As a director and producer he won six Emmy awards between 1970 and 1980: one for Room 222, two for Lou Grant and three for M*A*S*H, a series that could be both funny and poignant and which proved so popular that it lasted longer than the Korean War, during which it was set.

The son of an estate agent, Eugene Reynolds Blumenthal was born in Cleveland, Ohio, in 1923. The family moved to Detroit and then Los Angeles. He had early hopes of becoming a baseball player, but his mother, a former model, directed him towards acting. “I was a very energetic child and my mother mistook that for talent,” he said. He began with tiny uncredited roles, but by the second half of the 1930s he was being cast in films where the storyline called for the main character to be played by both an adult and in earlier scenes by a child, and he served as the younger version of James Stewart and Tyrone Power. He had a featured role as the handicapped boy elected mayor in the 1938 film Boys Town, with Spencer Tracey and Mickey Rooney.

Over the next 20 years he appeared in dozens of films and TV series, with a break during the Second World War for naval service, and just after the war when he took a degree in History at UCLA.

In the late 1950s he determined to develop his career behind the cameras, too. In 1957, along with Frank Gruber and James Brooks, he created Tales of Wells Fargo, an NBC series about a Wells Fargo “special agent” in the Old West. It ran for five years and he wrote and directed many episodes. He also got the chance to direct on other shows, including Hogan’s Heroes, a POW sitcom that drew much of its dark humour from the absurdities of war.

He was producer, director and occasional writer on Room 222 (1969-74), a comedy-drama about a black teacher that tackled some serious issues.

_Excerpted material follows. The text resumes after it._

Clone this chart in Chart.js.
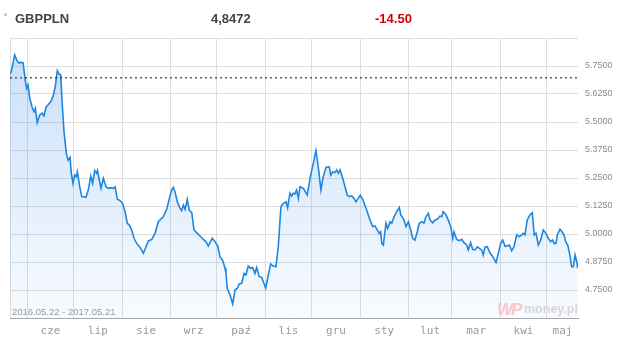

M*A*S*H started off as a novel in 1968 and was made into a hit film in 1970, a black comedy about doctors and nurses doing their bit in Korea. It was subsequently developed by Reynolds and Gruber as a possible TV series, once again allowing Reynolds to mix comedy and tragedy. Characters not only laughed; they also died. Reynolds was credited with encouraging the cast to chip in their own ideas on M*A*S*H, helping build an esprit de corps that mirrors the esprit de corps shared by the characters themselves. Although set in the 1950s, M*A*S*H began broadcasting in 1972 during the Vietnam War and it tapped into the prevailing mood of confusion and rebelliousness. A record 125 million viewers watched the final episode in 1983. In the middle of its run Reynolds also helped create Lou Grant, a serious, newspaper-office-set spin-off from The Mary Tyler Moore Show.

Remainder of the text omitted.